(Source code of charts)
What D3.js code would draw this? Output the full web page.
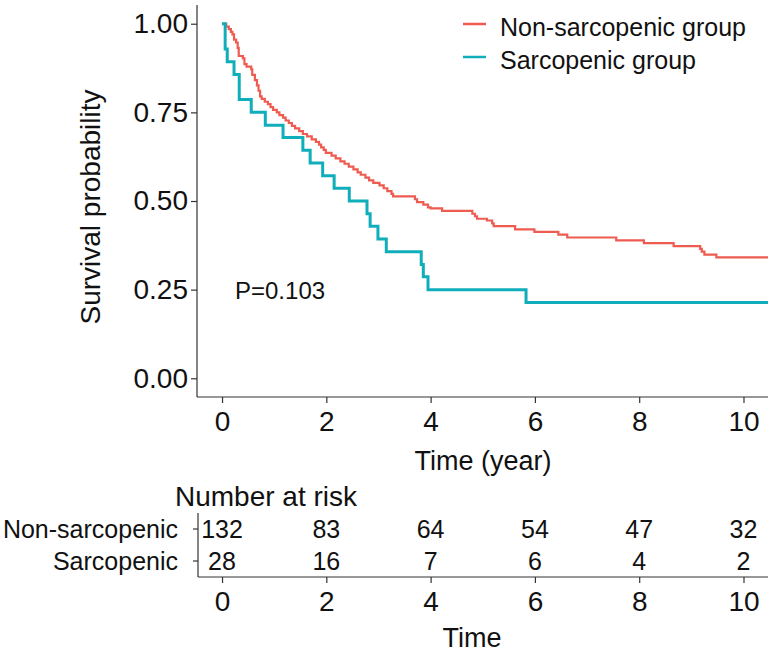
<!DOCTYPE html>
<html>
<head>
<meta charset="utf-8">
<script src="https://cdn.jsdelivr.net/npm/d3@7"></script>
<style>
  html, body { margin: 0; padding: 0; background: #fff; }
  svg text { font-family: "Liberation Sans", Arial, Helvetica, sans-serif; fill: #111; }
</style>
</head>
<body>
<svg id="chart" width="782" height="661"></svg>
<script>
// ---------------- data ----------------
const groupNames = ["Non-sarcopenic group", "Sarcopenic group"];
const riskRowLabels = ["Non-sarcopenic", "Sarcopenic"];
const timeTicks = [0, 2, 4, 6, 8, 10];
const survTicks = [0, 0.25, 0.5, 0.75, 1];
const survTickLabels = ["0.00", "0.25", "0.50", "0.75", "1.00"];
const pValueLabel = "P=0.103";
const followUpEnd = 10.47;

// Non-sarcopenic KM steps (time in years, survival after the step)
const nonSarcTime = [0.00, 0.08, 0.13, 0.17, 0.20, 0.23, 0.27, 0.30, 0.32, 0.40, 0.43, 0.47, 0.56, 0.58,
  0.63, 0.67, 0.70, 0.73, 0.76, 0.82, 0.88, 0.93, 0.98, 1.05, 1.10, 1.17, 1.22, 1.28, 1.34, 1.40,
  1.48, 1.55, 1.63, 1.72, 1.80, 1.86, 1.90, 1.95, 1.99, 2.10, 2.18, 2.27, 2.35, 2.43, 2.52, 2.60,
  2.66, 2.75, 2.82, 2.90, 3.02, 3.10, 3.17, 3.25, 3.28, 3.70, 3.74, 3.86, 3.95, 4.00, 4.22, 4.80,
  4.85, 4.89, 5.08, 5.18, 5.21, 5.62, 5.99, 6.45, 6.62, 7.56, 8.09, 8.66, 9.17, 9.20, 9.25, 9.48];
const nonSarcSurv = [1.000, 0.992, 0.985, 0.977, 0.970, 0.955, 0.947, 0.932, 0.909, 0.902, 0.886, 0.879, 0.871, 0.856,
  0.841, 0.826, 0.811, 0.795, 0.788, 0.780, 0.773, 0.765, 0.757, 0.750, 0.742, 0.735, 0.727, 0.720, 0.712, 0.705,
  0.697, 0.689, 0.682, 0.674, 0.667, 0.659, 0.651, 0.644, 0.636, 0.628, 0.620, 0.612, 0.605, 0.597, 0.589, 0.581,
  0.574, 0.566, 0.558, 0.551, 0.544, 0.536, 0.528, 0.520, 0.513, 0.505, 0.497, 0.490, 0.482, 0.479, 0.472, 0.464,
  0.457, 0.450, 0.445, 0.437, 0.429, 0.420, 0.413, 0.405, 0.397, 0.389, 0.381, 0.373, 0.365, 0.357, 0.349, 0.341];

// Sarcopenic KM steps
const sarcTime = [0.00, 0.06, 0.10, 0.23, 0.33, 0.56, 0.83, 1.17, 1.55, 1.69, 1.93, 2.15, 2.44, 2.78,
  2.84, 2.99, 3.15, 3.82, 3.86, 3.95, 5.83];
const sarcSurv = [1.000, 0.929, 0.893, 0.857, 0.786, 0.750, 0.714, 0.679, 0.643, 0.607, 0.571, 0.536, 0.500, 0.464,
  0.429, 0.393, 0.357, 0.321, 0.286, 0.250, 0.214];

const nonSarcRisk = [132, 83, 64, 54, 47, 32];
const sarcRisk = [28, 16, 7, 6, 4, 2];

const groupColors = ["#EE5B50", "#10AEBA"];
const groupWidths = [2.2, 3];

// ---------------- drawing ----------------
const svg = d3.select("#chart");
const axisColor = "#333";

const x = d3.scaleLinear().domain([-0.48, followUpEnd]).range([197, 768]);
const y = d3.scaleLinear().domain([-0.05, 1.05]).range([396, 6]);

const plot = svg.append("g");

// axes main
const yAxis = d3.axisLeft(y).tickValues(survTicks).tickFormat((d, i) => survTickLabels[i]).tickSize(6).tickPadding(3);
const gy = plot.append("g").attr("transform", "translate(197,0)").call(yAxis);
const xAxis = d3.axisBottom(x).tickValues(timeTicks).tickFormat(d3.format("d")).tickSize(6).tickPadding(8);
const gx = plot.append("g").attr("transform", "translate(0,397)").call(xAxis);
[gx, gy].forEach(g => {
  g.select(".domain").attr("stroke", axisColor).attr("stroke-width", 1.2);
  g.selectAll(".tick line").attr("stroke", axisColor).attr("stroke-width", 1.2);
  g.selectAll(".tick text").attr("font-size", 28).attr("fill", "#111")
    .style("font-family", "'Liberation Sans', Arial, sans-serif");
});
gy.select(".domain").attr("d", "M0,5V397");
gx.select(".domain").attr("d", "M197,0H768");
gx.selectAll(".tick text").attr("dy", "0.71em");

// curves
const series = [
  { t: nonSarcTime, s: nonSarcSurv },
  { t: sarcTime, s: sarcSurv }
];
const line = d3.line().x(d => x(d[0])).y(d => y(d[1])).curve(d3.curveStepAfter);
series.forEach((sr, i) => {
  const pts = sr.t.map((t, k) => [t, sr.s[k]]);
  pts.push([followUpEnd, sr.s[sr.s.length - 1]]);
  plot.append("path").datum(pts)
    .attr("d", line)
    .attr("fill", "none")
    .attr("stroke", groupColors[i])
    .attr("stroke-width", groupWidths[i])
    .attr("stroke-linejoin", "miter");
});

// axis titles
plot.append("text").attr("x", 483).attr("y", 470).attr("text-anchor", "middle")
  .attr("font-size", 27).text("Time (year)");
plot.append("text").attr("transform", "translate(100,207) rotate(-90)").attr("text-anchor", "middle")
  .attr("font-size", 28).text("Survival probability");

// p value
plot.append("text").attr("x", 235).attr("y", 299).attr("font-size", 24).text(pValueLabel);

// legend
groupNames.forEach((g, i) => {
  const ly = 24 + i * 33;
  plot.append("line").attr("x1", 463).attr("x2", 486).attr("y1", ly).attr("y2", ly)
    .attr("stroke", groupColors[i]).attr("stroke-width", 2.5);
  plot.append("text").attr("x", 500).attr("y", ly + 5).attr("dominant-baseline", "middle")
    .attr("font-size", 25).text(g);
});

// ---------------- risk table ----------------
const risk = svg.append("g");
risk.append("text").attr("x", 175).attr("y", 506).attr("font-size", 28).text("Number at risk");
const rowY = [529, 561];
const rt = risk.append("g");
// left axis
rt.append("line").attr("x1", 198).attr("x2", 198).attr("y1", 513).attr("y2", 577)
  .attr("stroke", axisColor).attr("stroke-width", 1.2);
rowY.forEach((ry, i) => {
  rt.append("line").attr("x1", 193).attr("x2", 198).attr("y1", ry).attr("y2", ry)
    .attr("stroke", axisColor).attr("stroke-width", 1.2);
  rt.append("text").attr("x", 178).attr("y", ry).attr("dy", "0.35em").attr("text-anchor", "end")
    .attr("font-size", 25).text(riskRowLabels[i]);
});
const riskData = [nonSarcRisk, sarcRisk];
riskData.forEach((arr, i) => {
  rt.selectAll(null).data(arr).enter().append("text")
    .attr("x", (d, k) => x(timeTicks[k]))
    .attr("y", rowY[i]).attr("dy", "0.35em").attr("text-anchor", "middle")
    .attr("font-size", 25).text(d => d);
});
const xAxis2 = d3.axisBottom(x).tickValues(timeTicks).tickFormat(d3.format("d")).tickSize(6).tickPadding(8);
const gx2 = risk.append("g").attr("transform", "translate(0,577)").call(xAxis2);
gx2.select(".domain").attr("stroke", axisColor).attr("stroke-width", 1.2).attr("d", "M198,0H768");
gx2.selectAll(".tick line").attr("stroke", axisColor).attr("stroke-width", 1.2);
gx2.selectAll(".tick text").attr("font-size", 28).attr("fill", "#111").attr("dy", "0.71em")
  .style("font-family", "'Liberation Sans', Arial, sans-serif");
risk.append("text").attr("x", 472).attr("y", 647).attr("text-anchor", "middle")
  .attr("font-size", 27).text("Time");
</script>
</body>
</html>
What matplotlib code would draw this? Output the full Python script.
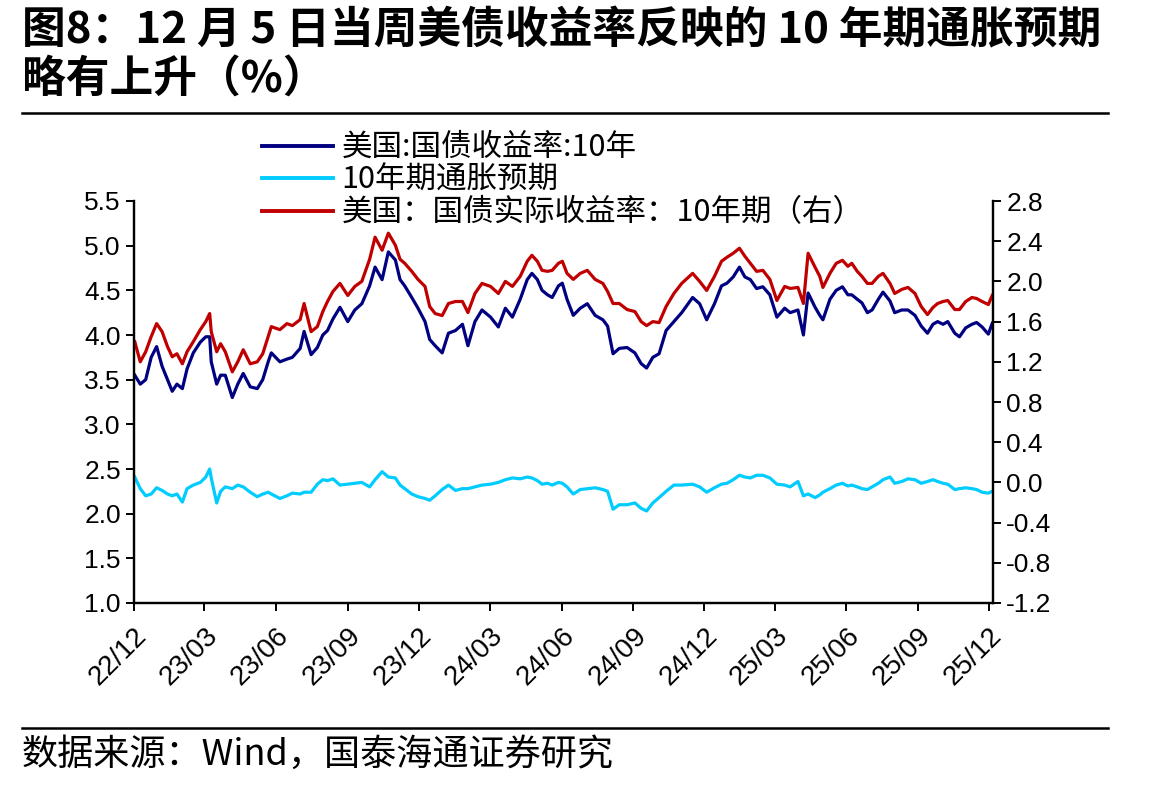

* [What you need to do]
Write down every line from the opening of the listing to the line with "const followUpEnd = 10.47;", both included, and nothing else; the pictures are omitted.

* [Solution for this exercise]
What D3.js code would draw this? Output the full web page.
<!DOCTYPE html>
<html>
<head>
<meta charset="utf-8">
<script src="https://cdn.jsdelivr.net/npm/d3@7"></script>
<style>
  html, body { margin: 0; padding: 0; background: #fff; }
  svg text { font-family: "Liberation Sans", Arial, Helvetica, sans-serif; fill: #111; }
</style>
</head>
<body>
<svg id="chart" width="782" height="661"></svg>
<script>
// ---------------- data ----------------
const groupNames = ["Non-sarcopenic group", "Sarcopenic group"];
const riskRowLabels = ["Non-sarcopenic", "Sarcopenic"];
const timeTicks = [0, 2, 4, 6, 8, 10];
const survTicks = [0, 0.25, 0.5, 0.75, 1];
const survTickLabels = ["0.00", "0.25", "0.50", "0.75", "1.00"];
const pValueLabel = "P=0.103";
const followUpEnd = 10.47;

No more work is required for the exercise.